Thierry Mariani n’est pas une ordure. On le voit bien sur la photo : l’homme à la gabardine brune et au visage chafouin est un notable respectable, en attestent le poil gris et les lunettes, la tablette discrètement serrée sur le ventre par les mains très clean. Un bon bourgeois, un papa sérieux et « sans complexe », qui veut faire le job. Derrière le politique passé de la droite extrême à l’extrême droite avec la facilité de ce qui glisse des toilettes dans la fosse septique, un parking et puis un long mur de ciment. Tout au fond, c’est flou : des arbres dépassent du mur et l’on distingue aussi des tas d’on ne sait quoi qui n’ont pas l’air bien propres. Drôle d’endroit pour une campagne.
On est quelque part dans l’Essonne, et Thierry Mariani qui n’est pas une ordure, mouille la chemise pour sa gueule sous l’étiquette du Rassemblement National. La soupe est bonne, paraît-il. Elle se déguste entre gens de bonne compagnie et sans trop d’effort dans l’Europe des nations et des libertés, ce groupuscule adepte d’un fascisme légitimé par les urnes. C’est l’estrade idéale pour un décomplexé comme cet ex-ministre sarkozyste dépourvu de mandat, qui beugle à qui mieux mieux sa détestation des migrants, de l’Islam et de « l’islamo-gauchisme ». Sans oublier les Roms.
Thierry Mariani n’est pas une ordure.

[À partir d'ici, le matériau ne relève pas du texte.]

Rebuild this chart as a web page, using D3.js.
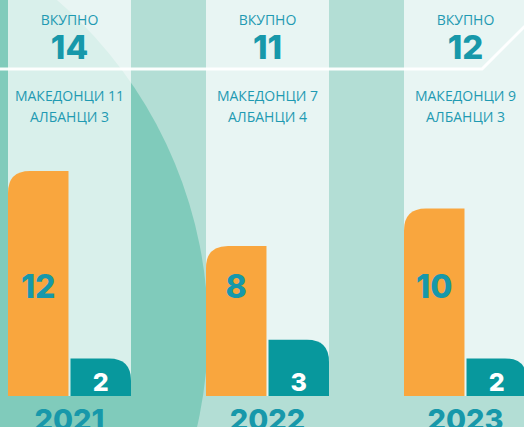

Accompagné de François Hélie, secrétaire FN de la troisième circonscription de l’Essonne, qui n’est pas une ordure, le candidat numéro 3 sur la liste RN aux européennes, « a fait le tour des camps roms de Vigneux-sur-Seine » ainsi que nous l’apprennent deux journalistes du Parisien. Et c’est « avec en toile de fond, le camp rom qui longe la voie ferrée » que Thierry Mariani a tenu « sa conférence de presse en comité restreint ». Point presse aussi « sauvage » que les campements illicites dont il a dénoncé « l’insalubrité sans nom » avant de rejoindre les locaux plus cosy d’une réunion publique électorale.

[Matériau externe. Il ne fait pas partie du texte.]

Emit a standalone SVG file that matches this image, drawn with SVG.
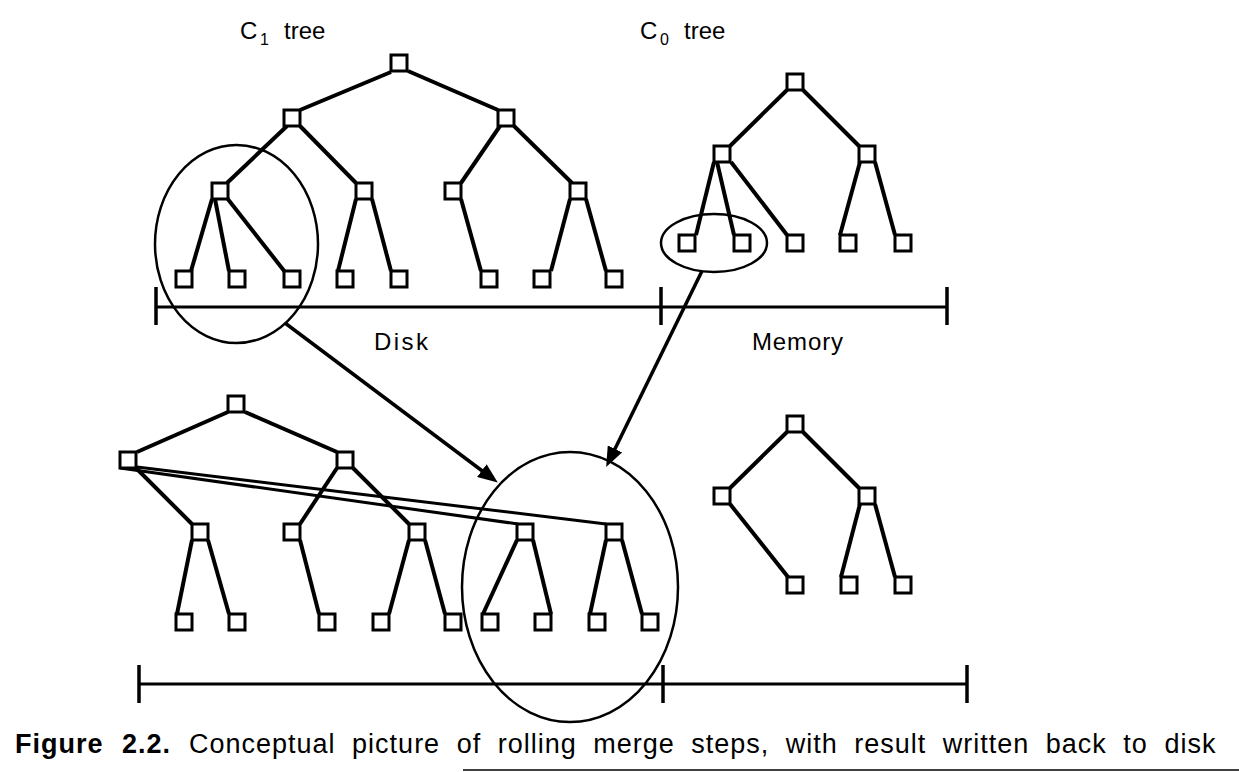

« Mariani barre la route des roms » titre, usant d’un jeu de mots aussi imbécile que nauséeux, le quotidien régional dont la rédaction en chef n’est pas composée d’ordures. Thierry Mariani n’a pas participé mardi à la « manifestation-instrumentalisation contre l’antisémitisme ». Instrumentaliser l’antisémitisme c’est pas beau et Thierry Mariani n’est pas une ordure. Alors il préfère instrumentaliser l’anti-tsiganisme, la romaphobie en plein essor, qui fleurit partout en liberté sur les réseaux sociaux, avec l’approbation des braves gens et dans l’indifférence des autres. Thierry Mariani n’est pas une ordure, pas comme ces Roms qui vivent (regardez la photo!) parmi les déchets et sont donc aussi des déchets dont il faut d’urgence se débarrasser. L’ordure, pour Mariani, c’est les roms pauvres, européens sans droits, sans ressources, sans défense. Tout le monde est d’accord là-dessus, puisque qui ne dit mot consent, ce qui prouve bien qu’il a raison.

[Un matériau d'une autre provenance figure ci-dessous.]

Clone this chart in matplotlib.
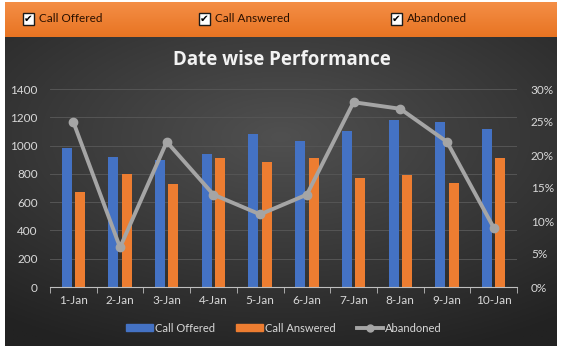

« Par lâcheté on laisse ces situation durer » clame le prétendant à la gamelle européenne. Le courage, selon Mariani qui n’est pas une ordure, ça serait quoi ? L’article ne le précise pas mais on en a tout de même une idée puisque ça commence par l’évacuation des bidonvilles dès la fin de la trêve hivernale. Et puis ? La déportation ? Pourquoi pas, acquiesce implicitement Audey Guibert, conseillère régionale d'Ile-de-France, conseillère municipale de Savigny-sur-Orge, Déléguée départementale du Rassemblement national 91, et qui n’est pas une ordure. Dans un tweet, Audrey Guibert fixe non sans un extrême courage l’ « objectif zéro campement roms en France ». Avec à la clé le rétablissement des frontières et des contrôles douaniers : vive l’Europe.
« En mai 1943, après des années d'assassinats et de déportations, les nazis déclarèrent Berlin judenfrei, libre de Juifs. En février 2019, le rassemblement national nous promet une France Zigeunerfrei, libre de Tsiganes », commente dans un post Facebook l’écrivain rom Jacques Debot.
Plus de soixante-dix ans après le Samudaripen, le génocide des Tsiganes, les ordures du RN savent bien que la haine contre les Roms fait toujours führer.